Exercise objective - Print, exactly as they stand, the lines from the start of the listing to the line containing "dates = pd.bdate_range('2021-06-30', '2021-12-23')", inclusive.

--- Start of Data ---

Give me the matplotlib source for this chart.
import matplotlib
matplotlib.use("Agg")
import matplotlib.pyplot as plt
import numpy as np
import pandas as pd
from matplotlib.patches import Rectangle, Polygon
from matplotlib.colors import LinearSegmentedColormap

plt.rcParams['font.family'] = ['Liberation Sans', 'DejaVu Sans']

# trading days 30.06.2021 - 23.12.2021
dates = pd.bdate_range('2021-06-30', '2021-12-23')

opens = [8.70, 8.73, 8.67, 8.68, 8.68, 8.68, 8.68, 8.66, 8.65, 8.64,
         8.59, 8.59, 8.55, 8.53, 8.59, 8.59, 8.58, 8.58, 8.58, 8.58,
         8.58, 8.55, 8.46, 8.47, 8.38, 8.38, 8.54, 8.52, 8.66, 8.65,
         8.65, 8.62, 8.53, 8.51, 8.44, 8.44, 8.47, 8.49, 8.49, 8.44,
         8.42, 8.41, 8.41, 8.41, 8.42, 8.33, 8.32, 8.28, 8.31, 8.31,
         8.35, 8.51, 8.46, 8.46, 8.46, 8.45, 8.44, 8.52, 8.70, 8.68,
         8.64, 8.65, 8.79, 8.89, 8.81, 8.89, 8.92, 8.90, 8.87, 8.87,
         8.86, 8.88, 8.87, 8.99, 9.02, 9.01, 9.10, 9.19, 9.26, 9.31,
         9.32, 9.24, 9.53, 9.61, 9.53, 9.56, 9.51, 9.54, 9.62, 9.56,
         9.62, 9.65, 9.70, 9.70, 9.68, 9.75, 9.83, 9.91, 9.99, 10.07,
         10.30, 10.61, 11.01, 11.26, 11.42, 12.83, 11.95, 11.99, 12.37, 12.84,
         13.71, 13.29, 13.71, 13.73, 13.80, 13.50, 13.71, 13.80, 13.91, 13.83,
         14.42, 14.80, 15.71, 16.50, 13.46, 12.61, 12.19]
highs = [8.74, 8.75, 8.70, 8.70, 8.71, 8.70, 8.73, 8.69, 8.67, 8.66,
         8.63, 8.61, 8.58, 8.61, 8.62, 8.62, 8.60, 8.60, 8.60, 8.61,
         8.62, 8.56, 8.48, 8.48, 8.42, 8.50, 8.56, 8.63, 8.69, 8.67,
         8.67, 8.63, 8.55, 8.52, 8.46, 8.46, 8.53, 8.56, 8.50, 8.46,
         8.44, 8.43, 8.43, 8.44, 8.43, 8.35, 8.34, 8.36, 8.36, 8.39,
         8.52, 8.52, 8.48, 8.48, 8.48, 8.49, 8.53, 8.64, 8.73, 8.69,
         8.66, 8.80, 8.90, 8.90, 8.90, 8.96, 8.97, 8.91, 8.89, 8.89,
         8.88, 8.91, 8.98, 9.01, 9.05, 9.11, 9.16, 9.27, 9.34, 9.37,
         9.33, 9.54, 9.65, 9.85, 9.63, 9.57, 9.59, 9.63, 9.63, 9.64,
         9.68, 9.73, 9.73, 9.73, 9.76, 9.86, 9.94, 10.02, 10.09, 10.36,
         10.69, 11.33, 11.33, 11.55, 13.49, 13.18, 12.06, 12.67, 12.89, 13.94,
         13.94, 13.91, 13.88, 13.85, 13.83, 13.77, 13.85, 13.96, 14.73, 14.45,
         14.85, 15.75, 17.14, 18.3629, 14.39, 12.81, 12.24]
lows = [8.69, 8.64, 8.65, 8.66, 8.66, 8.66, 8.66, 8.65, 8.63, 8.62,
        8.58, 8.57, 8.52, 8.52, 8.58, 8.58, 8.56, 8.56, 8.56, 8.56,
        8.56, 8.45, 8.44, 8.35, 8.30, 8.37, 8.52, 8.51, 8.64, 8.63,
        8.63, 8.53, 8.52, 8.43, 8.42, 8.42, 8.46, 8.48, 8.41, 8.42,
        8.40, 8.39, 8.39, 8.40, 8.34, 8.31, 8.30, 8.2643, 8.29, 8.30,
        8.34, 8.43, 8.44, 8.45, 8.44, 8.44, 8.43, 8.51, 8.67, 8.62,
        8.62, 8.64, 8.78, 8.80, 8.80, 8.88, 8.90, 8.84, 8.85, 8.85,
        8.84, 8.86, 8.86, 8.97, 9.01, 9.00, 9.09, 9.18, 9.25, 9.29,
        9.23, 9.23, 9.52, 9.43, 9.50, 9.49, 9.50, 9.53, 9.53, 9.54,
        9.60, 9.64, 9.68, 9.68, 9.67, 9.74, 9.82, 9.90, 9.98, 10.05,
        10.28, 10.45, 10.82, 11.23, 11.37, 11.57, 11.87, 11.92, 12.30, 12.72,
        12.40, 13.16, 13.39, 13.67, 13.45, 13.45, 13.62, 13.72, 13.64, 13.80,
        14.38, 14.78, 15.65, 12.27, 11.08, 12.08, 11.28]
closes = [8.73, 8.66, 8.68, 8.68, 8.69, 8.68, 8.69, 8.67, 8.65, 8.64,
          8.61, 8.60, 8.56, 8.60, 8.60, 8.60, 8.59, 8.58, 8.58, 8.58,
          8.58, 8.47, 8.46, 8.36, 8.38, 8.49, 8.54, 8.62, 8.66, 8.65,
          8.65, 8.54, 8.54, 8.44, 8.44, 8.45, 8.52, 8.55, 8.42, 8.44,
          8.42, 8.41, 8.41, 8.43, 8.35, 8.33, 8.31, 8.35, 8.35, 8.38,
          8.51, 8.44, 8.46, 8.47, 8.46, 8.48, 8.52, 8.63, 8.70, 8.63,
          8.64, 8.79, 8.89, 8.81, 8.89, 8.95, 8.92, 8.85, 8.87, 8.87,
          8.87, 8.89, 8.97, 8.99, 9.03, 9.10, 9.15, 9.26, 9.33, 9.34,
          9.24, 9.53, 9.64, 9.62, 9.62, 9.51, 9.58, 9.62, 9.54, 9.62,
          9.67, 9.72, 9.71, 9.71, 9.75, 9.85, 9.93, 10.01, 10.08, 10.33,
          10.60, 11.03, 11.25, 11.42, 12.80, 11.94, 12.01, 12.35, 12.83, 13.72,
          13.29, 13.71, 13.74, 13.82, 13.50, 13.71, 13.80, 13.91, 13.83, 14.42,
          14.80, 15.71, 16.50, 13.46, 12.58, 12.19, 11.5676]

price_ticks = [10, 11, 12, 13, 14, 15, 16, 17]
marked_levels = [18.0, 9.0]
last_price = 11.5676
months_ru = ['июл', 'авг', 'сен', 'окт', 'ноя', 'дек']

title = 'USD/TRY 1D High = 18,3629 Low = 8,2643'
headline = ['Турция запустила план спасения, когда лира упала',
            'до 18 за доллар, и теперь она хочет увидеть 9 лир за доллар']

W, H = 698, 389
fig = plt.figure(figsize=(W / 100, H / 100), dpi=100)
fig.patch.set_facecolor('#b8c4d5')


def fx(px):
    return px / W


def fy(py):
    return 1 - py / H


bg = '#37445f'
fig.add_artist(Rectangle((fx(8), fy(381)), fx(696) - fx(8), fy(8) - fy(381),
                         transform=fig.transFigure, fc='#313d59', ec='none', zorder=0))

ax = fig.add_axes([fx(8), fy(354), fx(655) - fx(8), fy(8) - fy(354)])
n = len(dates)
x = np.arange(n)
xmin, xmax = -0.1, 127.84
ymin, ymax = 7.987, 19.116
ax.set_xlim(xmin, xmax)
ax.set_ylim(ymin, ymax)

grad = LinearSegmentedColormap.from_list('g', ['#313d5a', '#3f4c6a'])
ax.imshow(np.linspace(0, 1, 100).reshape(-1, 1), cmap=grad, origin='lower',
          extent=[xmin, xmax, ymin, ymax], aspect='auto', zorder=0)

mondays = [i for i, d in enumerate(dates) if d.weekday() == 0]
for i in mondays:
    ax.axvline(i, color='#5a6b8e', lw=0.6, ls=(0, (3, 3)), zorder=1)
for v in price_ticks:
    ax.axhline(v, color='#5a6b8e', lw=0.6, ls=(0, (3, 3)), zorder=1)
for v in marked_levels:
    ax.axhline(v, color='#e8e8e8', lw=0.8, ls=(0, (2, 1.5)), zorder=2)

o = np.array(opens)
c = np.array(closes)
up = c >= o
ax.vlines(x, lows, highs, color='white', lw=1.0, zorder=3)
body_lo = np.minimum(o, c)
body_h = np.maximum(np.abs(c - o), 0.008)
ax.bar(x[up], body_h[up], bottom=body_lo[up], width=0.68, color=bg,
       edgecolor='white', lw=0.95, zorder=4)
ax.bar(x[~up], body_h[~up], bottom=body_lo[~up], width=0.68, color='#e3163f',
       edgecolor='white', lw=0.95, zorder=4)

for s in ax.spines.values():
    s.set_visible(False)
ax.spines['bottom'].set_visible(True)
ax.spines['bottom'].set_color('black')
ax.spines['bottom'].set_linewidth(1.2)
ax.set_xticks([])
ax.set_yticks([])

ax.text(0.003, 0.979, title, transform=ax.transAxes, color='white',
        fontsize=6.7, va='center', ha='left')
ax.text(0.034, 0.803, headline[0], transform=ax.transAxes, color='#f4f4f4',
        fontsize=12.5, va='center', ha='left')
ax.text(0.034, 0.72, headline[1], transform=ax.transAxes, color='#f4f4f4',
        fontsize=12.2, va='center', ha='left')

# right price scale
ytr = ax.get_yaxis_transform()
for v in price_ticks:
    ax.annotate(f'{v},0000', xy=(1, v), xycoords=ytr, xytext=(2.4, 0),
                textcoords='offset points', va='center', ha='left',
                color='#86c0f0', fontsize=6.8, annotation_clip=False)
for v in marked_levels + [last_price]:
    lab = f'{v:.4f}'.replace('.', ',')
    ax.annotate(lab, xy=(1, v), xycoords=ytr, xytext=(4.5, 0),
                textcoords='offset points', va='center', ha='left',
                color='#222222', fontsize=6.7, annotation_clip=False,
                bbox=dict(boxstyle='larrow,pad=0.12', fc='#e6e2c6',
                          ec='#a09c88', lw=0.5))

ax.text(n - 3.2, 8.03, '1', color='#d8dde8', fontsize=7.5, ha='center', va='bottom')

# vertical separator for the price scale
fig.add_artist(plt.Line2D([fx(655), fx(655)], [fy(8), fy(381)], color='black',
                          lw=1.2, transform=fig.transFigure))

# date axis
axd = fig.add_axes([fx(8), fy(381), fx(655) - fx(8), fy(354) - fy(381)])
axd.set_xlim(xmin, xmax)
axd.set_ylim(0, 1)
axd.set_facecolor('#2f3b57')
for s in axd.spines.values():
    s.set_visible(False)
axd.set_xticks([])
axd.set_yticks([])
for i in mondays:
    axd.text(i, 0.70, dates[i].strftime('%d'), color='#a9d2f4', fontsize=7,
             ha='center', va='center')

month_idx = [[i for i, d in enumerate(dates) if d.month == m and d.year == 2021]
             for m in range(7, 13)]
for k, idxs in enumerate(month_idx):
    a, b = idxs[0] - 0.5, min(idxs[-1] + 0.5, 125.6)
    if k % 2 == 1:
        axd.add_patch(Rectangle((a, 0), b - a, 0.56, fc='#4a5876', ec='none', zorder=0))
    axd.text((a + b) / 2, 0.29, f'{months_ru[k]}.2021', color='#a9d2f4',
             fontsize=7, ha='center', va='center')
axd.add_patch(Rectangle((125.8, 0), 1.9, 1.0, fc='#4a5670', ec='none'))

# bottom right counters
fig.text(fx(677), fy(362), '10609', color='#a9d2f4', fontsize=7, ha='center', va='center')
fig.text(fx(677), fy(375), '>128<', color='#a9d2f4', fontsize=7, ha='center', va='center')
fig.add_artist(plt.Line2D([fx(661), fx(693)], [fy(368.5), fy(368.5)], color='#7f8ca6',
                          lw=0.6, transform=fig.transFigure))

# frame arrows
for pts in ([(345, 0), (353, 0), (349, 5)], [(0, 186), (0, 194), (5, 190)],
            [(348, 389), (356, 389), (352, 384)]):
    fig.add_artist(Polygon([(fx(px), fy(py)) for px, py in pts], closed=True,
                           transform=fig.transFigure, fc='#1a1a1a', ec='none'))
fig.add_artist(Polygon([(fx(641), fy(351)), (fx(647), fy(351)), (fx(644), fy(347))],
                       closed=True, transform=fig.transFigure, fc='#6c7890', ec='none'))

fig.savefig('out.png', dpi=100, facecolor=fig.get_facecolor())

--- End of Data ---

The reply -
Give me the matplotlib source for this chart.
import matplotlib
matplotlib.use("Agg")
import matplotlib.pyplot as plt
import numpy as np
import pandas as pd
from matplotlib.patches import Rectangle, Polygon
from matplotlib.colors import LinearSegmentedColormap

plt.rcParams['font.family'] = ['Liberation Sans', 'DejaVu Sans']

# trading days 30.06.2021 - 23.12.2021
dates = pd.bdate_range('2021-06-30', '2021-12-23')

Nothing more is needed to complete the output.